Personal information
- Full name: Emiliano Dumestre Guaraglia
- Nationality: Uruguay
- Born: 11 February 1987 (age 39) Colonia del Sacramento, Uruguay
- Height: 1.86 m (6 ft 1 in)
- Weight: 70 kg (154 lb)

Sport
- Sport: Rowing
- Coached by: Ruben Scarpatti (national)

Medal record
Men's rowing
Representing Uruguay
South American Games
| Gold medal – first place | 2010 Medellín | Double sculls |
| Silver medal – second place | 2010 Medellín | Quadruple sculls |

= Emiliano Dumestre =

Uruguayan rower (born 1987)

Emiliano Dumestre Guaraglia (born February 11, 1987, in Colonia del Sacramento) is a Uruguayan rower.

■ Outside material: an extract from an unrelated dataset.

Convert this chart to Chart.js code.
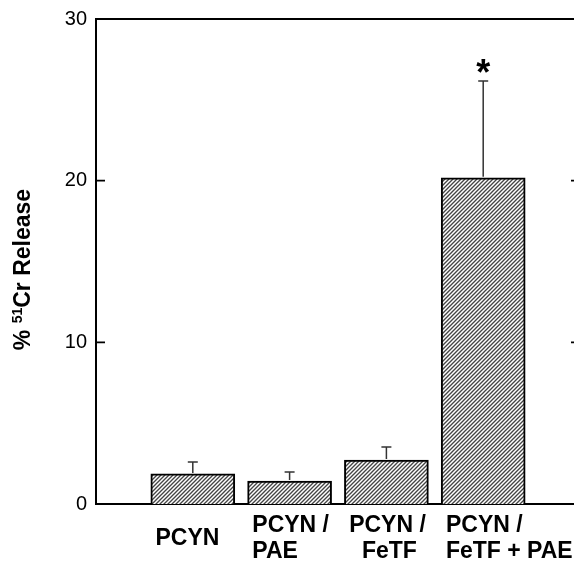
<!DOCTYPE html>
<html><head><meta charset="utf-8">
<script src="https://cdn.jsdelivr.net/npm/chart.js@4.4.0/dist/chart.umd.min.js"></script>
<style>html,body{margin:0;padding:0;background:#fff;overflow:hidden;width:574px;height:561px}</style>
</head><body>
<canvas id="c" width="590" height="561"></canvas>
<script>
const categories = [["PCYN"], ["PCYN /", "PAE"], ["PCYN /", "  FeTF"], ["PCYN /", "FeTF + PAE"]];
const releaseValues = [1.86, 1.42, 2.72, 20.18];
const errorValues = [0.74, 0.56, 0.80, 5.98];
const significant = [false, false, false, true];
const yTickValues = [0, 10, 20, 30];

const canvas = document.getElementById('c');
const ctx = canvas.getContext('2d');

function makePattern() {
  const p = document.createElement('canvas');
  p.width = 4; p.height = 4;
  const g = p.getContext('2d');
  g.fillStyle = '#ffffff'; g.fillRect(0, 0, 4, 4);
  g.strokeStyle = '#444'; g.lineWidth = 1.35;
  g.beginPath();
  g.moveTo(0, 4); g.lineTo(4, 0);
  g.moveTo(-1, 1); g.lineTo(1, -1);
  g.moveTo(3, 5); g.lineTo(5, 3);
  g.stroke();
  return ctx.createPattern(p, 'repeat');
}
const hatch = makePattern();

const FONT = '"Liberation Sans", Arial, Helvetica, sans-serif';
const LABEL_SHIFT = 0.385; // label block starts left of bar centre (in category units)

function noPad(s) { s.paddingLeft = 0; s.paddingRight = 0; s.paddingTop = 0; s.paddingBottom = 0; }

const decor = {
  id: 'decor',
  afterDatasetsDraw(chart) {
    const c = chart.ctx, a = chart.chartArea;
    const xs = chart.scales.x, ys = chart.scales.y;
    c.save();
    c.strokeStyle = '#000'; c.lineWidth = 2;
    c.beginPath();
    c.moveTo(a.left, a.top); c.lineTo(a.right, a.top); c.lineTo(a.right, a.bottom);
    c.stroke();
    c.lineWidth = 1.8;
    yTickValues.forEach(v => {
      const py = ys.getPixelForValue(v);
      c.beginPath();
      c.moveTo(a.left, py); c.lineTo(a.left + 9, py);
      c.moveTo(a.right, py); c.lineTo(a.right - 9, py);
      c.stroke();
    });
    c.strokeStyle = '#333'; c.lineWidth = 1.5;
    releaseValues.forEach((v, i) => {
      const px = xs.getPixelForValue(i + 1);
      const p0 = ys.getPixelForValue(v);
      const p1 = ys.getPixelForValue(v + errorValues[i]);
      c.beginPath();
      c.moveTo(px, p0 - 1); c.lineTo(px, p1);
      c.moveTo(px - 5, p1); c.lineTo(px + 5, p1);
      c.stroke();
      if (significant[i]) {
        c.fillStyle = '#000';
        c.font = 'bold 36px ' + FONT;
        c.textAlign = 'center'; c.textBaseline = 'alphabetic';
        c.fillText('*', px, p1 + 4);
      }
    });
    c.restore();
  },
  afterDraw(chart) {
    const c = chart.ctx, a = chart.chartArea;
    c.save();
    c.translate(30, (a.top + a.bottom) / 2 + 8);
    c.rotate(-Math.PI / 2);
    c.fillStyle = '#000';
    c.textBaseline = 'alphabetic'; c.textAlign = 'left';
    const big = 'bold 23px ' + FONT, small = 'bold 14px ' + FONT;
    const parts = [['% ', big, 0], ['51', small, -8], ['Cr Release', big, 0]];
    let total = 0;
    parts.forEach(p => { c.font = p[1]; total += c.measureText(p[0]).width; });
    let x = -total / 2;
    parts.forEach(p => { c.font = p[1]; c.fillText(p[0], x, p[2]); x += c.measureText(p[0]).width; });
    c.restore();
  }
};

new Chart(ctx, {
  type: 'bar',
  data: {
    datasets: [{
      data: releaseValues.map((v, i) => ({ x: i + 1, y: v })),
      backgroundColor: hatch,
      borderColor: '#000',
      borderWidth: 2,
      borderSkipped: 'start',
      barThickness: 84
    }]
  },
  options: {
    responsive: false,
    animation: false,
    devicePixelRatio: 1,
    layout: { autoPadding: false, padding: { top: 19, right: 10, left: 0, bottom: 0 } },
    plugins: { legend: { display: false }, tooltip: { enabled: false } },
    scales: {
      x: {
        type: 'linear', min: 0, max: 5, offset: false, bounds: 'data', grace: 0,
        afterBuildTicks: s => { s.ticks = categories.map((c, i) => ({ value: i + 1 - LABEL_SHIFT, idx: i })); },
        afterFit: s => { s.height = 57; noPad(s); },
        grid: { display: false, drawTicks: false, offset: false },
        border: { display: true, color: '#000', width: 2 },
        ticks: {
          autoSkip: false, maxRotation: 0, minRotation: 0, padding: 22,
          align: 'start',
          crossAlign: 'center',
          color: '#000',
          font: { family: FONT, size: 23, weight: 'bold', lineHeight: 1.1 },
          callback: (v, i) => categories[i] || ''
        }
      },
      y: {
        min: 0, max: 30,
        afterBuildTicks: s => { s.ticks = yTickValues.map(v => ({ value: v })); },
        afterFit: s => { s.width = 96; noPad(s); },
        grid: { display: false, drawTicks: false },
        border: { display: true, color: '#000', width: 2 },
        ticks: {
          padding: 9, color: '#000',
          font: { family: FONT, size: 20 },
          callback: v => String(v)
        }
      }
    }
  },
  plugins: [decor]
});
</script>
</body></html>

He is a two-time medalist in the men's double and quadruple sculls at the 2010 South American Games in Medellín.

Dumestre represented Uruguay at the 2012 Summer Olympics in London, where he and his partner Rodolfo Collazo finished fourth in the C-final, and sixteenth overall in the men's lightweight double sculls, with a time of 6:51.94.

Dumestre is a graduate of agricultural studies at Universidad de la Empresa Business School in Montevideo.